Supplied information -
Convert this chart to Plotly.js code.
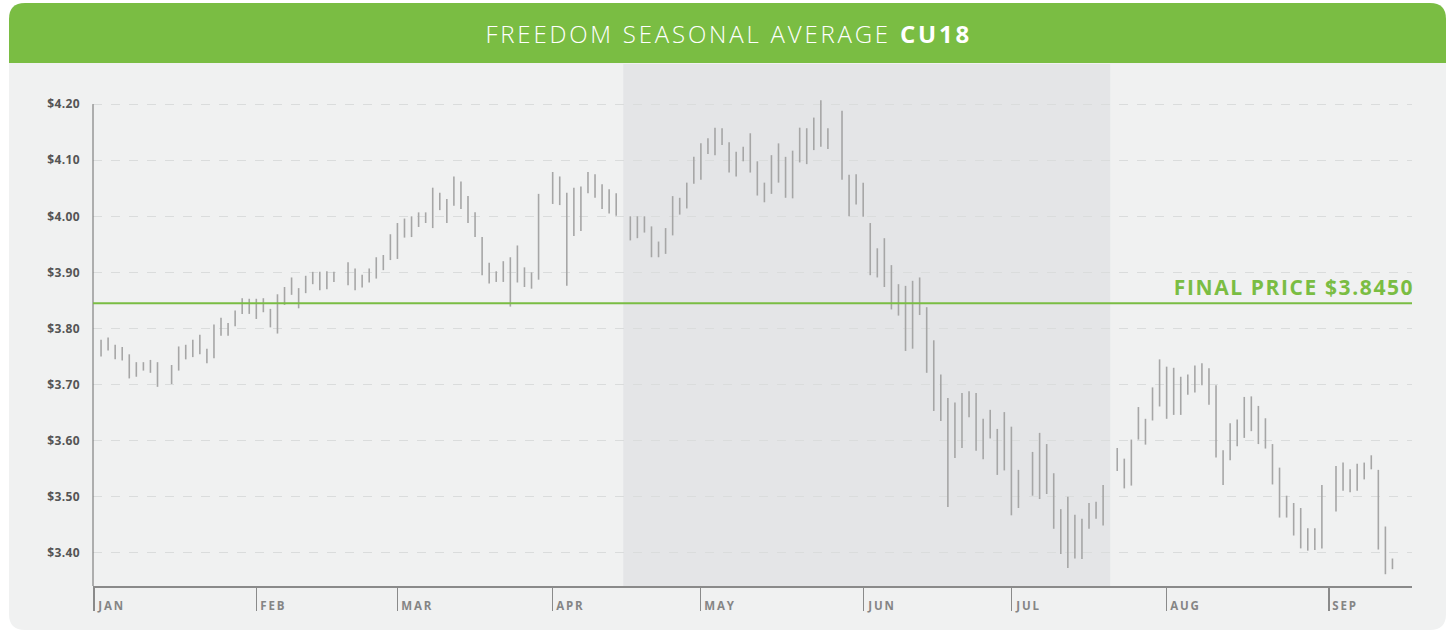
<!DOCTYPE html>
<html>
<head>
<meta charset="utf-8">
<script src="https://cdn.plot.ly/plotly-3.0.1.min.js"></script>
<style>
  html, body { margin: 0; padding: 0; background: #ffffff; }
  #chart { width: 1448px; height: 632px; }
  /* wide geometric look of the original typeface */
  #chart .annotation[data-index="0"] text { letter-spacing: 2.8px; }
  #chart .annotation[data-index="1"] text { letter-spacing: 1.6px; }
  #chart .annotation:not([data-index="0"]):not([data-index="1"]) text { letter-spacing: 1.8px; }
  #chart .ytick text { letter-spacing: 0.4px; }
</style>
</head>
<body>
<div id="chart"></div>
<script>
// ---------------- DATA ----------------
const chartTitle = 'FREEDOM SEASONAL AVERAGE';
const contractCode = 'CU18';
const finalPrice = 3.845;

const dates = [
  '2018-01-02','2018-01-03','2018-01-04','2018-01-05','2018-01-08','2018-01-09','2018-01-10','2018-01-11','2018-01-12',
  '2018-01-16','2018-01-17','2018-01-18','2018-01-19','2018-01-22','2018-01-23','2018-01-24','2018-01-25','2018-01-26',
  '2018-01-29','2018-01-30','2018-01-31',
  '2018-02-01','2018-02-02','2018-02-05','2018-02-06','2018-02-07','2018-02-08','2018-02-09','2018-02-12','2018-02-13',
  '2018-02-14','2018-02-15','2018-02-16','2018-02-20','2018-02-21','2018-02-22','2018-02-23','2018-02-26','2018-02-27','2018-02-28',
  '2018-03-01','2018-03-02','2018-03-05','2018-03-06','2018-03-07','2018-03-08','2018-03-09','2018-03-12','2018-03-13',
  '2018-03-14','2018-03-15','2018-03-16','2018-03-19','2018-03-20','2018-03-21','2018-03-22','2018-03-23','2018-03-26',
  '2018-03-27','2018-03-28','2018-03-29',
  '2018-04-02','2018-04-03','2018-04-04','2018-04-05','2018-04-06','2018-04-09','2018-04-10','2018-04-11','2018-04-12',
  '2018-04-13','2018-04-17','2018-04-18','2018-04-19','2018-04-20','2018-04-23','2018-04-24','2018-04-25','2018-04-26',
  '2018-04-27','2018-04-30',
  '2018-05-01','2018-05-02','2018-05-03','2018-05-04','2018-05-07','2018-05-08','2018-05-09','2018-05-10','2018-05-11',
  '2018-05-14','2018-05-15','2018-05-16','2018-05-17','2018-05-18','2018-05-21','2018-05-22','2018-05-23','2018-05-24',
  '2018-05-25','2018-05-29','2018-05-30','2018-05-31',
  '2018-06-01','2018-06-04','2018-06-05','2018-06-06','2018-06-07','2018-06-08','2018-06-11','2018-06-12','2018-06-13',
  '2018-06-14','2018-06-15','2018-06-18','2018-06-19','2018-06-20','2018-06-21','2018-06-22','2018-06-25','2018-06-26',
  '2018-06-27','2018-06-28','2018-06-29',
  '2018-07-02','2018-07-03','2018-07-05','2018-07-06','2018-07-09','2018-07-10','2018-07-11','2018-07-12','2018-07-13',
  '2018-07-16','2018-07-17','2018-07-18','2018-07-19','2018-07-23','2018-07-24','2018-07-25','2018-07-26','2018-07-27',
  '2018-07-30','2018-07-31',
  '2018-08-01','2018-08-02','2018-08-03','2018-08-06','2018-08-07','2018-08-08','2018-08-09','2018-08-10','2018-08-13',
  '2018-08-14','2018-08-15','2018-08-16','2018-08-17','2018-08-20','2018-08-21','2018-08-22','2018-08-23','2018-08-24',
  '2018-08-27','2018-08-28','2018-08-29','2018-08-30','2018-08-31',
  '2018-09-04','2018-09-05','2018-09-06','2018-09-07','2018-09-10','2018-09-11','2018-09-12','2018-09-13','2018-09-14'
];

const highs = [
  3.780,3.784,3.771,3.767,3.754,3.740,3.740,3.744,3.740,
  3.735,3.768,3.771,3.780,3.789,3.764,3.807,3.819,3.810,
  3.832,3.854,3.853,
  3.853,3.854,3.835,3.861,3.874,3.891,3.872,3.894,3.901,
  3.901,3.902,3.901,3.918,3.907,3.896,3.907,3.927,3.931,3.968,
  3.988,3.996,4.000,4.007,4.007,4.051,4.042,4.031,4.071,
  4.062,4.036,4.007,3.963,3.917,3.902,3.920,3.927,3.948,
  3.909,3.900,4.040,
  4.079,4.071,4.042,4.051,4.053,4.079,4.075,4.057,4.048,
  4.041,4.000,4.000,4.000,3.982,3.955,3.979,4.036,4.033,
  4.060,4.106,
  4.130,4.139,4.158,4.157,4.132,4.115,4.124,4.148,4.098,
  4.060,4.109,4.130,4.106,4.117,4.158,4.157,4.176,4.207,
  4.157,4.188,4.074,4.075,
  4.060,3.988,3.943,3.961,3.913,3.879,3.876,3.885,3.891,
  3.838,3.779,3.718,3.676,3.668,3.685,3.688,3.685,3.639,
  3.655,3.621,3.651,
  3.625,3.548,3.580,3.614,3.594,3.542,3.478,3.500,3.468,
  3.461,3.489,3.491,3.521,3.587,3.568,3.602,3.660,3.639,
  3.695,3.745,
  3.732,3.730,3.714,3.718,3.734,3.738,3.729,3.699,3.583,
  3.631,3.638,3.678,3.679,3.662,3.640,3.594,3.552,3.502,
  3.489,3.480,3.444,3.444,3.521,
  3.555,3.561,3.549,3.559,3.561,3.574,3.548,3.447,3.390
];

const lows = [
  3.750,3.761,3.745,3.743,3.711,3.714,3.725,3.721,3.696,
  3.701,3.725,3.745,3.749,3.754,3.738,3.747,3.787,3.787,
  3.804,3.826,3.826,
  3.817,3.829,3.802,3.791,3.842,3.860,3.836,3.863,3.879,
  3.868,3.870,3.883,3.877,3.868,3.873,3.882,3.889,3.904,3.922,
  3.924,3.962,3.963,3.981,3.988,3.979,4.011,3.988,4.019,
  4.013,3.988,3.963,3.895,3.880,3.883,3.883,3.839,3.882,
  3.874,3.871,3.887,
  4.022,4.020,3.876,3.965,3.974,4.041,4.033,4.013,4.005,
  4.001,3.957,3.961,3.971,3.927,3.927,3.933,3.966,4.003,
  4.014,4.058,
  4.065,4.111,4.109,4.127,4.078,4.071,4.098,4.078,4.037,
  4.025,4.040,4.060,4.033,4.032,4.096,4.093,4.118,4.124,
  4.120,4.065,4.000,4.021,
  3.999,3.895,3.891,3.874,3.834,3.823,3.760,3.764,3.824,
  3.721,3.653,3.635,3.482,3.569,3.587,3.642,3.582,3.567,
  3.604,3.539,3.547,
  3.467,3.480,3.502,3.496,3.505,3.443,3.398,3.373,3.390,
  3.389,3.443,3.461,3.449,3.546,3.515,3.520,3.602,3.593,
  3.636,3.661,
  3.639,3.646,3.646,3.682,3.686,3.699,3.664,3.570,3.521,
  3.565,3.590,3.605,3.617,3.594,3.586,3.522,3.463,3.463,
  3.431,3.408,3.404,3.405,3.408,
  3.474,3.511,3.508,3.511,3.531,3.549,3.406,3.362,3.371
];

// seasonal window (shaded)
const seasonStart = '2018-04-16';
const seasonEnd = '2018-07-20';

// axis ticks
const monthTickDates = ['2018-01-01','2018-02-01','2018-03-01','2018-04-02','2018-05-01','2018-06-01','2018-07-02','2018-08-01','2018-09-03'];
const monthTickLabels = ['JAN','FEB','MAR','APR','MAY','JUN','JUL','AUG','SEP'];
const priceTickVals = [3.40,3.50,3.60,3.70,3.80,3.90,4.00,4.10,4.20];
const priceTickLabels = ['$3.40','$3.50','$3.60','$3.70','$3.80','$3.90','$4.00','$4.10','$4.20'];

// ---------------- LAYOUT HELPERS ----------------
const W = 1448, H = 632;
const M = {l: 93, r: 36, t: 93, b: 46};
const PW = W - M.l - M.r, PH = H - M.t - M.b;
const px = v => (v - M.l) / PW;          // pixel x -> paper
const py = v => (H - M.b - v) / PH;      // pixel y -> paper

function roundedPath(x0, y0, x1, y1, r, roundBottom) {
  const P = (x, y) => px(x).toFixed(5) + ',' + py(y).toFixed(5);
  let d = 'M' + P(x0, y0 + r) + ' Q' + P(x0, y0) + ' ' + P(x0 + r, y0) +
          ' L' + P(x1 - r, y0) + ' Q' + P(x1, y0) + ' ' + P(x1, y0 + r);
  if (roundBottom) {
    d += ' L' + P(x1, y1 - r) + ' Q' + P(x1, y1) + ' ' + P(x1 - r, y1) +
         ' L' + P(x0 + r, y1) + ' Q' + P(x0, y1) + ' ' + P(x0, y1 - r);
  } else {
    d += ' L' + P(x1, y1) + ' L' + P(x0, y1);
  }
  return d + ' Z';
}

// ---------------- TRACE ----------------
const segX = [], segY = [];
dates.forEach((d, i) => {
  segX.push(d, d, null);
  segY.push(lows[i], highs[i], null);
});

const bars = {
  type: 'scatter',
  mode: 'lines',
  x: segX,
  y: segY,
  connectgaps: false,
  line: {color: '#a6a6a6', width: 1.6},
  hoverinfo: 'skip',
  showlegend: false
};

const GREEN = '#7abd43';
const FONT = 'Open Sans, Lato, sans-serif';

const annotations = [
  {
    xref: 'paper', yref: 'paper', x: px(728.5), y: py(33),
    xanchor: 'center', yanchor: 'middle', showarrow: false,
    text: chartTitle + ' <b>' + contractCode + '</b>',
    font: {family: FONT, size: 24, color: '#ffffff', weight: 300}
  },
  {
    xref: 'paper', yref: 'y', x: px(1294), y: finalPrice,
    xanchor: 'center', yanchor: 'bottom', yshift: 0, showarrow: false,
    text: 'FINAL PRICE $' + finalPrice.toFixed(4),
    font: {family: FONT, size: 21, color: GREEN, weight: 700}
  }
];
monthTickDates.forEach((d, i) => {
  annotations.push({
    xref: 'x', yref: 'paper', x: d, y: py(605.5),
    xanchor: 'left', yanchor: 'middle', xshift: 4.5, showarrow: false,
    text: '<b>' + monthTickLabels[i] + '</b>',
    font: {family: FONT, size: 11.5, color: '#858585'}
  });
});

const shapes = [
  {type: 'path', xref: 'paper', yref: 'paper', layer: 'below',
   path: roundedPath(9, 3, 1446, 630, 16, true),
   fillcolor: '#f0f1f1', line: {width: 0}},
  {type: 'path', xref: 'paper', yref: 'paper', layer: 'below',
   path: roundedPath(9, 3, 1446, 63, 16, false),
   fillcolor: GREEN, line: {width: 0}},
  {type: 'rect', xref: 'x', yref: 'paper', layer: 'below',
   x0: seasonStart, x1: seasonEnd, y0: 0, y1: py(64),
   fillcolor: '#e4e5e7', line: {width: 0}},
  {type: 'line', xref: 'paper', yref: 'y', layer: 'above',
   x0: 0, x1: 0, y0: 3.2, y1: priceTickVals[priceTickVals.length - 1],
   line: {color: '#6a6a6a', width: 1}},
  {type: 'line', xref: 'paper', yref: 'y', layer: 'above',
   x0: 0, x1: 1, y0: finalPrice, y1: finalPrice,
   line: {color: GREEN, width: 2}}
];

const layout = {
  width: W, height: H,
  margin: M,
  paper_bgcolor: '#ffffff',
  plot_bgcolor: 'rgba(0,0,0,0)',
  showlegend: false,
  font: {family: FONT},
  xaxis: {
    type: 'date',
    range: ['2017-12-29 20:38', '2018-09-18 18:29'],
    rangebreaks: [{bounds: ['sat', 'mon']}],
    showgrid: false, zeroline: false,
    showline: true, linecolor: '#8a8a8a', linewidth: 1.5,
    ticks: 'outside', ticklen: 23, tickwidth: 1.2, tickcolor: '#8a8a8a',
    tickmode: 'array', tickvals: monthTickDates, ticktext: monthTickDates.map(() => ''),
    fixedrange: true
  },
  yaxis: {
    range: [3.341, 3.341 + PH / 561],
    showgrid: true, gridcolor: '#dadcdc', gridwidth: 1, griddash: 'dash',
    zeroline: false, showline: false, ticks: '',
    tickmode: 'array', tickvals: priceTickVals, ticktext: priceTickLabels,
    ticklabelstandoff: 12,
    tickfont: {family: FONT, size: 12, color: '#555555', weight: 700},
    fixedrange: true
  },
  shapes: shapes,
  annotations: annotations
};

Plotly.newPlot('chart', [bars], layout, {displayModeBar: false, staticPlot: true});
</script>
</body>
</html>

Exercise objective -
From the first line above through the line containing "const finalPrice = 3.845;", copy everything exactly, without the pictures.

Task result -
Convert this chart to Plotly.js code.
<!DOCTYPE html>
<html>
<head>
<meta charset="utf-8">
<script src="https://cdn.plot.ly/plotly-3.0.1.min.js"></script>
<style>
  html, body { margin: 0; padding: 0; background: #ffffff; }
  #chart { width: 1448px; height: 632px; }
  /* wide geometric look of the original typeface */
  #chart .annotation[data-index="0"] text { letter-spacing: 2.8px; }
  #chart .annotation[data-index="1"] text { letter-spacing: 1.6px; }
  #chart .annotation:not([data-index="0"]):not([data-index="1"]) text { letter-spacing: 1.8px; }
  #chart .ytick text { letter-spacing: 0.4px; }
</style>
</head>
<body>
<div id="chart"></div>
<script>
// ---------------- DATA ----------------
const chartTitle = 'FREEDOM SEASONAL AVERAGE';
const contractCode = 'CU18';
const finalPrice = 3.845;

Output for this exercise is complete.